Snapchat is often name-dropped as being the must-have app for Millennials and their younger Generation Z cohorts, but new figures are causing concern that it could already have peaked.
For the first time, its parent Snap reported that the number of people using the service on a daily basis had dropped.
Over the April-to-June period it said it attracted 188 million daily active users (DAU), which is three million fewer than over the previous quarter.
There has been plenty of chatter in the past about whether the app’s appeal could prove as ephemeral as its content.
Reality TV star and entrepreneur Kylie Jenner sent shockwaves in Snap’s direction when she suggested she had quit the platform – only to return to it shortly after.
The model Chrissy Teigen also attracted attention a month later when she quit on a more permanent basis, citing problems with Snapchat’s redesign.
But until now, the app’s popularity still seemed to be in the ascendancy.
“I think it’s really dangerous,” commented Rob Kniaz, co-founder of the technology venture capital firm Hoxton Ventures.
“When you look at the numbers, if you’ve lost three million of your most active users by definition, it tells you something is materially wrong with the product and maybe the company.”
Snap’s shares fell more than 8% after the New York markets opened.
Does Snapchat think this is just a blip?
During a conference call, chief executive Evan Spiegel declared he was “excited” and “optimistic” about the future.
But despite acknowledging the daily-active metric was one he focused on, he declined to say whether user numbers were bouncing back in the current period.
In fact, his new chief financial officer seemed to hint otherwise.
“While we are not going to give DAU guidance, as a reminder, historically, Q3 DAU growth rates have trended down,” Tim Stone said.
The two men instead sought to highlight two other trends:
- the number of people using the app at least once a month has grown
- Snapchat is getting better at holding on to new members over the age of 35
So, how do they explain the fall?
There’s no shirking it: Snapchat’s revamp sparked a backlash, or “disruption” as Mr Spiegel described it.
About six months ago, the app separated out Stories – self-destructing videos and photos – posted by members’ friends from those uploaded by celebrities, brands and other professional publishers.

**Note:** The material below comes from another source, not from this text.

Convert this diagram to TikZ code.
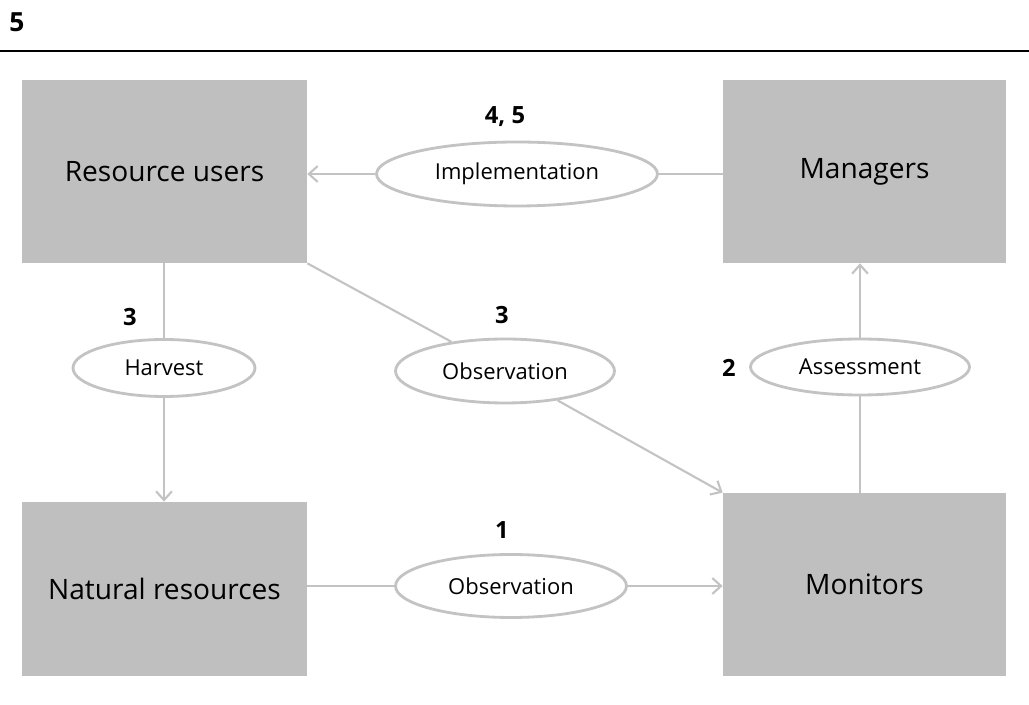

Users complained that the new design was confusing, in part because friends’ Stories were subsequently mixed together with conversational posts. There were also protests about the redesigned user interface and the greater prominence given to sponsored content.

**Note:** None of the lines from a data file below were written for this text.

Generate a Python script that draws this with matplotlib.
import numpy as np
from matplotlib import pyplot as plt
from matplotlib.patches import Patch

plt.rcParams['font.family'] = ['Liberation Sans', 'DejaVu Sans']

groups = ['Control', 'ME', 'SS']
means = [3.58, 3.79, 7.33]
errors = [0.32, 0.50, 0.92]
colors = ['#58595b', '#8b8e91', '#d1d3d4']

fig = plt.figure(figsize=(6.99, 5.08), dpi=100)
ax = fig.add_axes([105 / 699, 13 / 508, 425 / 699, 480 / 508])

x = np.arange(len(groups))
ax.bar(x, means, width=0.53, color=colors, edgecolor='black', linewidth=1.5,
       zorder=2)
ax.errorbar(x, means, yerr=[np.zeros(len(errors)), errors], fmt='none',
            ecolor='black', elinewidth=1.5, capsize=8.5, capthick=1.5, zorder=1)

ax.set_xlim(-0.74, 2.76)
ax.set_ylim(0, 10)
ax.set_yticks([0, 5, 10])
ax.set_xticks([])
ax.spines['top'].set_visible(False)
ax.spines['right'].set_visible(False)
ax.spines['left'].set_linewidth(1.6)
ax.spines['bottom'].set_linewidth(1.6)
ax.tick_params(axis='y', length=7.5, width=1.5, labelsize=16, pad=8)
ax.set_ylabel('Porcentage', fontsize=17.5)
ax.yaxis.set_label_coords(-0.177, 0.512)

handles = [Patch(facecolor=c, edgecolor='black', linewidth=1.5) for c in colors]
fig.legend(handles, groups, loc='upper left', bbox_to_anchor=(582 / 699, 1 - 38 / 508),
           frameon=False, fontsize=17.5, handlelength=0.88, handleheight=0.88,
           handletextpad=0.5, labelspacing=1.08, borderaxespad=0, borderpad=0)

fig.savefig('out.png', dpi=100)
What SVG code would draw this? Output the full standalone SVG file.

Snap has since made changes to address some of the objections and says it believes it has now “addressed the biggest frustrations”.
“I think one of the most important things about the redesign is that we’re surfacing the right content to the right people as quickly as possible,” Mr Spiegel added.
Another issue is that development of the Android version of Snapchat has lagged behind that of its iPhone equivalent.
Members have complained of poor performance, crashes and image quality issues.
To address this, Snap is currently engaged in a major overhaul of its Android code and says it is currently testing the rewrite with a group of users.
But Instagram still poses a threat doesn’t it?
Facebook’s image-centric app is often seen as Snapchat’s biggest rival for eyeballs and advertisers’ cash.
In June, it announced its Stories feature alone was being used by 400 million people on a daily basis.
Instagram also recently gained a range of augmented reality effects – which superimpose graphics over people’s faces and other real-world objects.
And the recent launch of IGTV – Instagram’s vertical video facility, which allows clips to run up to an hour and has its own standalone app – gives users further reason to give their time to the platform.
Stories, augmented reality and vertical video are all features that Snapchat adopted first.
But there is one feature Instagram has not copied, which may be working in its favour: Snapstreaks.
The facility counts how many consecutive days a user communicates with a friend, and has previously been seen as an incentive to keep members chatting.
But in June, BusinessInsider interviewed just over 100 US teens, and reported that many now felt Snapstreaks to be a “social pressure” turn-off.
So why are sales up?
A switch-over to programmatic advertising – in which ads are bought via automated software tools rather than human sales agents – seems to be going well and has help Snap attract more brands.
In addition, it is getting better at matching the promotions to consumers.
“Advertisers can currently leverage over thousand different segments for targeting with thousands more coming,” Snapchat’s chief strategy officer Imran Khan told analysts.
“One good example is advertisers can target their Snapchat campaign to people who purchased lipstick at a retail store.”
Of course, as Snap gets better at this, it runs the risk of creeping out its members.
Furthermore, users are likely to be less enthused than shareholders by an assertion that executives are “looking at monetising all aspects” of the app.